Take the second reason first. Soros does not even attempt to argue that an occasional burp, in which the winner of the electoral college majority is not the winner of a national popular vote plurality, is an injustice. Maybe he regards it as self-evidently undemocratic, but it’s not. The electoral college with the winner-take-all rule in (most of) the states is perfectly democratic. It’s just federally democratic, rather than being nationally democratic. What is needed (and never provided by electoral college critics) is an argument why we should prefer the undifferentiated aggregate majority rule of the nation’s voters to the differentiated and segmented majority rule of the states’ voters.
Also, as many people have pointed out (including me on previous occasions), the current arrangement has the advantage of confining recount contests within the bounds of particular states. Any election in which the “wrong” candidate wins the electoral-vote majority will very probably be a quite close election nationally–as was 2000. Controversies over counts and recounts will at least occur in just one or a few states (e.g., Florida eight years ago), rather than in thousands of precincts in all 50 states. This year it was some days before the state of Missouri was sure which candidate would receive its electoral votes. Take that problem national in a close election, and think about the nightmare of delays and the crisis of legitimacy that might result.
Soros’s other argument is that this year, for instance, the two major candidates “devoted more than 98% of their television ad spending and campaign events to just 15 states which together make up about a third of the U.S. population.” (I’m not sure I trust that 98% figure, but let that go.) In any electoral environment, the candidates’ resources will go wherever the payoff is likely to be greatest–and that means slighting the scenes of victories you can take for granted as much as those where your defeat is assured. So where would candidates’ resources be more efficiently expended in an electoral environment in which only the national popular vote mattered?
Most likely, we would see campaigning in urban centers and vote-rich near suburbs. The northeast corridor (D.C. to Boston), the great cities of the West and Gulf coasts and the Great Lakes (from San Diego to Seattle, from Mobile to Houston, and from Buffalo to Milwaukee)–many of them taken for granted in recent elections–would suddenly become relevant, and would remain permanently so as long as they retained their prominence as dense population centers. Some of the great river cities on the Missouri and Mississippi and Ohio might get some attention too. Advertising in and candidate travel to these rich seams of votes would be the order of the day. Oh, and has anyone noticed that most of them are biased heavily to the Democratic Party? I’m sure that has nothing to do with the proposal’s popularity. Who would lose out? The states and localities in flyover country–the rural areas, the small towns, the more culturally conservative parts of the country.
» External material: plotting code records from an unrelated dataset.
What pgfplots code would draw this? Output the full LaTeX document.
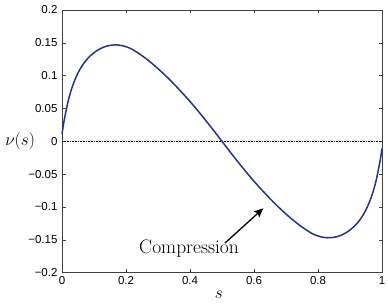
\documentclass[border=0pt]{standalone}
\usepackage{pgfplots}
\pgfplotsset{compat=1.18}
\usetikzlibrary{arrows.meta}
\usepackage{fontspec}
\newfontfamily\helv{Liberation Sans}
\definecolor{curveblue}{RGB}{35,50,150}
\begin{document}
\begin{tikzpicture}
\begin{axis}[
  scale only axis,
  width=320pt, height=262.7pt,
  xmin=0, xmax=1, ymin=-0.2, ymax=0.2,
  axis line style={black!75, line width=0.6pt},
  tick style={black!75, line width=0.5pt},
  tick align=inside,
  major tick length=3.5pt,
  xtick={0,0.2,0.4,0.6,0.8,1},
  xticklabels={0,0.2,0.4,0.6,0.8,1},
  ytick={-0.2,-0.15,-0.1,-0.05,0,0.05,0.1,0.15,0.2},
  yticklabels={−0.2,−0.15,−0.1,−0.05,0,0.05,0.1,0.15,0.2},
  tick label style={font=\helv\fontsize{11.5}{13}\selectfont},
  yticklabel style={xshift=-1pt},
  xticklabel style={yshift=-0.5pt},
  xlabel={$s$},
  ylabel={$\nu(s)$},
  xlabel style={font=\fontsize{17}{20}\selectfont, at={(axis description cs:0.49,-0.085)}, anchor=center},
  ylabel style={font=\fontsize{17}{20}\selectfont, rotate=-90, at={(axis description cs:-0.131,0.5)}, anchor=center},
  clip=false,
]
\addplot[black, densely dotted, line width=0.6pt] coordinates {(0,0) (1,0)};
\addplot[curveblue, line width=1.5pt, smooth] coordinates {
(0,0.011) (0.005,0.027) (0.01,0.040) (0.015,0.052) (0.02,0.063) (0.03,0.080)
(0.04,0.0933) (0.05,0.1041) (0.06,0.1129) (0.07,0.1201) (0.08,0.1260) (0.09,0.1309)
(0.10,0.1350) (0.11,0.1384) (0.12,0.1412) (0.13,0.1434) (0.14,0.1450) (0.15,0.1461)
(0.16,0.1467) (0.17,0.1468) (0.18,0.1464) (0.19,0.1455) (0.20,0.1441) (0.21,0.1423)
(0.22,0.1400) (0.24,0.1338) (0.26,0.1269) (0.28,0.1191) (0.30,0.1107) (0.32,0.1017)
(0.34,0.0922) (0.36,0.0821) (0.38,0.0716) (0.40,0.0607) (0.42,0.0493) (0.44,0.0374)
(0.46,0.0252) (0.48,0.0127) (0.50,0.0)
(0.52,-0.0127) (0.54,-0.0252) (0.56,-0.0374) (0.58,-0.0493) (0.60,-0.0607)
(0.62,-0.0716) (0.64,-0.0821) (0.66,-0.0922) (0.68,-0.1017) (0.70,-0.1107)
(0.72,-0.1191) (0.74,-0.1269) (0.76,-0.1338) (0.78,-0.1400) (0.79,-0.1423)
(0.80,-0.1441) (0.81,-0.1455) (0.82,-0.1464) (0.83,-0.1468) (0.84,-0.1467)
(0.85,-0.1461) (0.86,-0.1450) (0.87,-0.1434) (0.88,-0.1412) (0.89,-0.1384)
(0.90,-0.1350) (0.91,-0.1309) (0.92,-0.1260) (0.93,-0.1201) (0.94,-0.1129)
(0.95,-0.1041) (0.96,-0.0933) (0.97,-0.080) (0.98,-0.063) (0.985,-0.052)
(0.99,-0.040) (0.995,-0.027) (1,-0.011)
};
\draw[-{Stealth[length=9pt,width=8pt,inset=1.5pt]}, black, line width=1.3pt] (axis cs:0.509,-0.155) -- (axis cs:0.629,-0.102);
\node[font=\fontsize{19.5}{23}\selectfont, anchor=base] at (axis cs:0.397,-0.1715) {Compression};
\end{axis}
\pgfresetboundingbox
\path (current axis.south west) ++(-62pt,-34.3pt) coordinate (bbA);
\path (current axis.north east) ++(6pt,10pt) coordinate (bbB);
\useasboundingbox (bbA) rectangle (bbB);
\end{tikzpicture}
\end{document}
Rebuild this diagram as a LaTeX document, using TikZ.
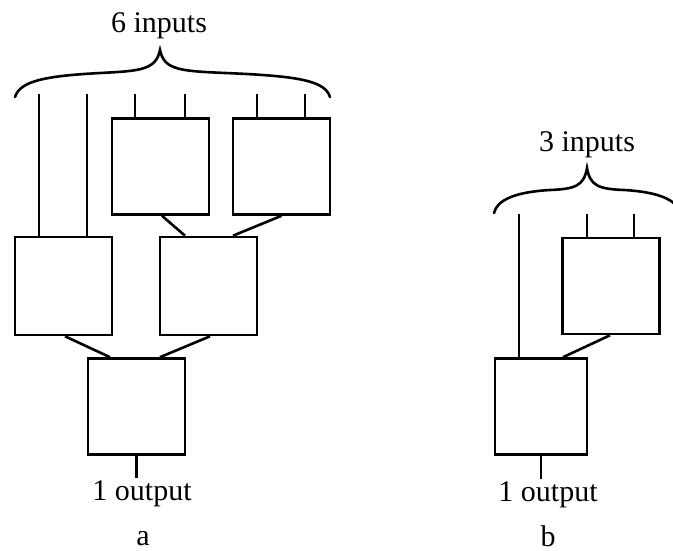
\documentclass[tikz,border=0pt]{standalone}
\usepackage{fontspec}
\setmainfont{Liberation Serif}
\usetikzlibrary{calc}
\begin{document}
\begin{tikzpicture}[x=1pt,y=-1pt,
  wire/.style={line width=2.6pt,line cap=butt},
  blk/.style={draw,line width=2.6pt,minimum width=97pt,minimum height=96pt,inner sep=0pt},
  brc/.style={line width=2.6pt,line cap=round},
  lbl/.style={font=\fontsize{30}{34}\selectfont,anchor=base,inner sep=0pt}]
\useasboundingbox (0,0) rectangle (673,551);
\fill[white] (0,0) rectangle (673,551);

% ---- network a: six inputs reduced to one output ----
\node[blk] (a1) at (160.5,166.5) {};
\node[blk] (a2) at (281.5,166.5) {};
\node[blk,minimum height=98pt] (a3) at (63.5,286) {};
\node[blk,minimum height=98pt] (a4) at (208.5,286) {};
\node[blk] (a5) at (136.5,406.5) {};

% free ends of the input and output wires
\coordinate (ain1) at (39,94);
\coordinate (ain2) at (87,94);
\coordinate (ain3) at (135,94);
\coordinate (ain4) at (185,94);
\coordinate (ain5) at (257,94);
\coordinate (ain6) at (305,94);
\coordinate (aout) at (136.5,478);

\draw[wire] (ain1) -- (ain1 |- a3.north);
\draw[wire] (ain2) -- (ain2 |- a3.north);
\draw[wire] (ain3) -- (ain3 |- a1.north);
\draw[wire] (ain4) -- (ain4 |- a1.north);
\draw[wire] (ain5) -- (ain5 |- a2.north);
\draw[wire] (ain6) -- (ain6 |- a2.north);

\draw[wire] ([xshift=1.5pt]a1.south) -- ([xshift=-23.5pt]a4.north);
\draw[wire] (a2.south) -- ([xshift=24.5pt]a4.north);
\draw[wire] ([xshift=1.5pt]a3.south) -- ([xshift=-26.5pt]a5.north);
\draw[wire] ([xshift=1.5pt]a4.south) -- ([xshift=23.5pt]a5.north);
\draw[wire] (a5.south) -- (aout);

% brace over the six inputs
\draw[brc]
  (15,97) .. controls (20,81) and (45,76) .. (100,73)
          .. controls (140,71) and (156,70) .. (160,50)
          .. controls (164,70) and (180,71) .. (225,73)
          .. controls (300,76) and (325,81) .. (330,97);

\node[lbl] (atop) at (159,33) {6 inputs};
\node[lbl] (abot) at (142,500) {1 output};
\node[lbl] (aname) at (143,545) {a};

% ---- network b: three inputs reduced to one output ----
\node[blk] (b1) at (611,286) {};
\node[blk,minimum width=92pt] (b2) at (541,406.5) {};

\coordinate (bin1) at (519,214);
\coordinate (bin2) at (587,214);
\coordinate (bin3) at (634,214);
\coordinate (bout) at (541,479);

\draw[wire] (bin1) -- (bin1 |- b2.north);
\draw[wire] (bin2) -- (bin2 |- b1.north);
\draw[wire] (bin3) -- (bin3 |- b1.north);
\draw[wire] ([xshift=-1pt]b1.south) -- ([xshift=22pt]b2.north);
\draw[wire] (b2.south) -- (bout);

% brace over the three inputs (runs past the right edge)
\draw[brc]
  (494,213) .. controls (497,200) and (515,192) .. (550,190)
            .. controls (575,189) and (584,186) .. (587,168)
            .. controls (590,186) and (599,189) .. (624,190)
            .. controls (659,192) and (677,200) .. (680,213);

\node[lbl] (btop) at (587,151) {3 inputs};
\node[lbl] (bbot) at (548,501) {1 output};
\node[lbl] (bname) at (548,546) {b};
\end{tikzpicture}
\end{document}
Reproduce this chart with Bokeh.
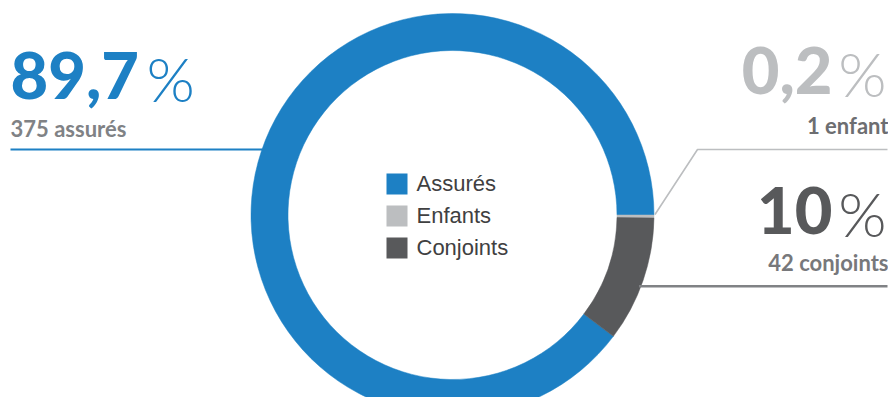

Soros complains that only one third of the states were paid any attention in the recent campaign. Does anyone think that candidates would show up in more of the country under his proposal?
Think again of the permanent importance of this bias toward the urban and against the rural. One of the interesting things about our current system is that it doesn’t stand still. Anyone old enough to remember Ronald Reagan can recall when California was a state Republicans sometimes won. One day it will be again. So complaints that candidates only go to one third of the country ring hollow when we reflect that over time there is considerable change in which third of the country is most heavily targeted by candidates. Any state feeling slighted today need only become more competitive between the parties–something one of the parties surely wants in every one of those states–to change its fortunes in the next presidential election. But under Soros’s idea the geography of presidential campaigning would follow the iron law of population density. Movement over time would occur glacially by comparison.
Maryland, New Jersey, Illinois, and Hawaii are so far the only states to pass the legislation desired by Soros and friends. Each one is, lately, a predictably Democratic state. Not so long ago Illinois was a battleground, and if it becomes one again it will probably have the good sense to repeal this foolish legislation.
A last problem with the “compact” is that if it really is a compact among the states concerned, it appears to violate Article I, section 10 of the Constitution: “No State shall, without the Consent of Congress . . . enter into any Agreement or Compact with another State . . .” Do Soros et al. plan to push a bill in Congress that would permit the states to do this? One might say it is no true “compact” at all since it entails each state merely exercising its independent Article II power to say how its electors will be chosen. But the conditioning of each state law’s operation on the choice of other states to do likewise may make this an unconstitutional compact.
I don’t think this could be effectively challenged in any court, but I also don’t think it will ever reach that point. The four states mentioned above provide fewer than one fifth of the votes needed to make this scheme effective. And too few of the other 46 states, I’m sure, will find it in their interest or their country’s interest to pursue this harebrained idea.